One of the industry's worst kept secrets has been confirmed. Publicis Gropupe's creative chief Arthur Sadoun has been chosen to succeed Maurice Lévy as Publicis Groupe CEO and chairman in June, concluding a recruitment process that has taken several years.
Sadoun will become only the third CEO of Publicis in its 90-year history. He will preside over the management board, which includes CFO and executive VP Jean-Michel Etienne, secretary general Anne-Gabrielle Heilbronner and new member Publicis Media boss Steve King.
Lévy has been nominated to take on the role of chairman of the supervisory board – a move designed to ensure a smooth succession.
In December, as part of a tradition of making a video (in French and in English) for the festive season to wish staff and clients well for the New Year, Lévy played on the speculation around who would occupy his office when he retires in May with the hashtag #WhatNext.
“The highly respected professional qualities of Arthur Sadoun, his unique understanding of clients and their needs, his accomplishments both during his time at Publicis Groupe and before, and his human qualities, all make him the prime candidate,” says Elisabeth Badinter, who heads the supervisory board and nominating committee.

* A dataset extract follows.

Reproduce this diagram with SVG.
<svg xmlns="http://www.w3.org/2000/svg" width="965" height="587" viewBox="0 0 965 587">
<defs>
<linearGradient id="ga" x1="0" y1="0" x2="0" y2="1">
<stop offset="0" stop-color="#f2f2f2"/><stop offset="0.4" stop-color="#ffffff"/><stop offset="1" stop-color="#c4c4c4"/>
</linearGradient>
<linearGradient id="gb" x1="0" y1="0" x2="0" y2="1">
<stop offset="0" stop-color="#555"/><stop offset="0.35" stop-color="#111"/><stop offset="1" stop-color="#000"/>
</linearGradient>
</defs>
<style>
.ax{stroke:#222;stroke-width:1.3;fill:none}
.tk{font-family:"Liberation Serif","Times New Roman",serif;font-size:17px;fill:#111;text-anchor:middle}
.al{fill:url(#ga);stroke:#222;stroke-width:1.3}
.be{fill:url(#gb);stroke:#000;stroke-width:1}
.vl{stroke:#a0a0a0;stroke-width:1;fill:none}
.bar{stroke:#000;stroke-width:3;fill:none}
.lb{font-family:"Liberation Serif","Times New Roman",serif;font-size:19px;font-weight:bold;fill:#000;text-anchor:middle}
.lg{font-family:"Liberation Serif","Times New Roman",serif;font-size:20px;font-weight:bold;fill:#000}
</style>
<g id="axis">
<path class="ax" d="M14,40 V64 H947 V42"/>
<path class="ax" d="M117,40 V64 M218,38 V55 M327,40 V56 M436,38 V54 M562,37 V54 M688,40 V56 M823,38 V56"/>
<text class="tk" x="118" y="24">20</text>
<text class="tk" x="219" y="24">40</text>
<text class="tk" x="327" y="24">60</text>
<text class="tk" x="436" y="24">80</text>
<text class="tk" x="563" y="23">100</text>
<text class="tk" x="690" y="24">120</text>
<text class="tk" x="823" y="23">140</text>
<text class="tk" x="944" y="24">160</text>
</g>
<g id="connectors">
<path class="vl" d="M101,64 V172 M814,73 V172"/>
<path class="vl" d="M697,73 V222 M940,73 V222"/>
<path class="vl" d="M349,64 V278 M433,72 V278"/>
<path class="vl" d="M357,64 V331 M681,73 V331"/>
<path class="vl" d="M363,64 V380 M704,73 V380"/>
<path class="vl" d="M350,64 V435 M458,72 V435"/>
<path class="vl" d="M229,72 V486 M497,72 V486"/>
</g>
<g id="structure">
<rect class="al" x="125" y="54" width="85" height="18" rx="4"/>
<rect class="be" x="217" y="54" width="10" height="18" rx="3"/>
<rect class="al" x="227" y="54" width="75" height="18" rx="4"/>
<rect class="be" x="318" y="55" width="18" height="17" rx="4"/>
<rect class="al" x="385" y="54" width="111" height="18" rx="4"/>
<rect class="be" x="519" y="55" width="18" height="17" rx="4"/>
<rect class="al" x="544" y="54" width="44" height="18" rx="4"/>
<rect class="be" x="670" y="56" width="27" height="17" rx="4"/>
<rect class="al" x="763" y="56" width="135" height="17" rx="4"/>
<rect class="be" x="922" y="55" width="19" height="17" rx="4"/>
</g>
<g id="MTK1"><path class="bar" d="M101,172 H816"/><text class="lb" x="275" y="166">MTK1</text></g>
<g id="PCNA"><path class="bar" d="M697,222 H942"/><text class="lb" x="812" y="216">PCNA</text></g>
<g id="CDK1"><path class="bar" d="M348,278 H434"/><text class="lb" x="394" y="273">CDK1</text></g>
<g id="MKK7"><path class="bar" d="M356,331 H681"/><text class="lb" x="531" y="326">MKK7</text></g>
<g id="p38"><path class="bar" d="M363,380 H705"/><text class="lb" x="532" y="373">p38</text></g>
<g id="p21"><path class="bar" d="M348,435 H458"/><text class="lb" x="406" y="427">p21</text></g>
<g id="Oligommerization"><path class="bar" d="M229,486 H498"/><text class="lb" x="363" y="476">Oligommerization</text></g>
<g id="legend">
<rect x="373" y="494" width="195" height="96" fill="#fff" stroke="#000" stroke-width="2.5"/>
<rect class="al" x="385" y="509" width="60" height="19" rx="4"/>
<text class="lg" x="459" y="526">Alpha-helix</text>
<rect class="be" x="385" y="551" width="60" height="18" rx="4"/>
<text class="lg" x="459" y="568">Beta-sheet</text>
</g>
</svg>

Sadoun, 45, has forged a strong reputation as one of the top executives within Publicis Groupe and was named Ad Age's executive of the year in 2016.
After the initial heir apparent Jean-Yves Naouri failed to convince he was suited to the role in 2014, the focus shifted to Sadoun, who was elevated into senior management to head the creative agency division of Publicis at the end of 2014.

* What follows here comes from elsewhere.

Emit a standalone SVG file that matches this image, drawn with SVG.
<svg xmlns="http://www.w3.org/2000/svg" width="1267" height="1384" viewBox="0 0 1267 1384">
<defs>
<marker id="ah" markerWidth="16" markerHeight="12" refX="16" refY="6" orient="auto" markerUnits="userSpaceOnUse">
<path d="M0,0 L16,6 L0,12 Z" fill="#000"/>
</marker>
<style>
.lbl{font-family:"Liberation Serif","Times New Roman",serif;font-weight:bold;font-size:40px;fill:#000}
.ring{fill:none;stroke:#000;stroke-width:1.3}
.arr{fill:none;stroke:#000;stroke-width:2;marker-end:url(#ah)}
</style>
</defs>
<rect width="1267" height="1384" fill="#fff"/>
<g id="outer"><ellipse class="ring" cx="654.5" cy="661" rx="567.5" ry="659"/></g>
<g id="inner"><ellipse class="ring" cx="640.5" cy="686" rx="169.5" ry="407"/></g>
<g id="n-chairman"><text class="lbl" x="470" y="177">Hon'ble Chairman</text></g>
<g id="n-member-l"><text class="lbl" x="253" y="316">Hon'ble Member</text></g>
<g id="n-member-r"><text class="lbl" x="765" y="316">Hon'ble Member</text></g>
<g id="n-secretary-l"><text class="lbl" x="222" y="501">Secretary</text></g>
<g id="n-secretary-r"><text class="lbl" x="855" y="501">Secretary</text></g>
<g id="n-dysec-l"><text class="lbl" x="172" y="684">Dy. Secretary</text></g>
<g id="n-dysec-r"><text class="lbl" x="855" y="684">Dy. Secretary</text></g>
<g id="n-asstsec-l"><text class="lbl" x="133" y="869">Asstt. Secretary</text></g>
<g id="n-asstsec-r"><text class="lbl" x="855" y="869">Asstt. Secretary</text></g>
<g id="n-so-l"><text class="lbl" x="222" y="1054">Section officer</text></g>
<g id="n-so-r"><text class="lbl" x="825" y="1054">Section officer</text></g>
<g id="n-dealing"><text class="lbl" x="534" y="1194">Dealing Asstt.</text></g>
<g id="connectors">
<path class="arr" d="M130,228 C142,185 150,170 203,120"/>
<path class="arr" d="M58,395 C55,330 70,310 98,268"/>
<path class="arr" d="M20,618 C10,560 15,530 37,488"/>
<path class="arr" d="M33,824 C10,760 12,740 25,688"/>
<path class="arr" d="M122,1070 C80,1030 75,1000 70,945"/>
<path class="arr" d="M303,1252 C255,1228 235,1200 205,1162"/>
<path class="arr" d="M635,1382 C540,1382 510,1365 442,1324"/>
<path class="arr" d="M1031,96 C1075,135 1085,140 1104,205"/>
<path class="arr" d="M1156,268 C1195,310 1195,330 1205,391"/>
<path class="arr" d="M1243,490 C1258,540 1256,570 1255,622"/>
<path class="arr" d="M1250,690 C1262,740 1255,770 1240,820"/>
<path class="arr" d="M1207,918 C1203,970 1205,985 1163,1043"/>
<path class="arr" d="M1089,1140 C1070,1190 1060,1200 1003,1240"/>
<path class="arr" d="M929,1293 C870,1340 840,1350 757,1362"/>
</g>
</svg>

Sadoun is a former CEO of Publicis in France, leading the agency to win a number of country's largest accounts, including BNP Paribas, Capgemini, Intermarché, Axa International and Yoplait as well as several industry awards.
Lévy, who has worked with Sadoun for several years, described him as a “seasoned professional with an inspiring vision of our industry and of our clients’ needs”.
“He knows them well, he understands them well and he knows how to deliver the solutions and services they need to grow, develop and transform by selecting the best talent,” Lévy says.
“He has the intelligence, the energy and the passion necessary to master our trade in a connected world that is changing and evolving constantly. He’s also a man with admirable human qualities.”
Lévy's tenure at the helm of Publicis Groupe has seen it grow from 3,000 people to a huge global group of creative, media and digital agencies with 80,000 staff, making it the third-largest advertising and marketing group in the world in terms of revenue.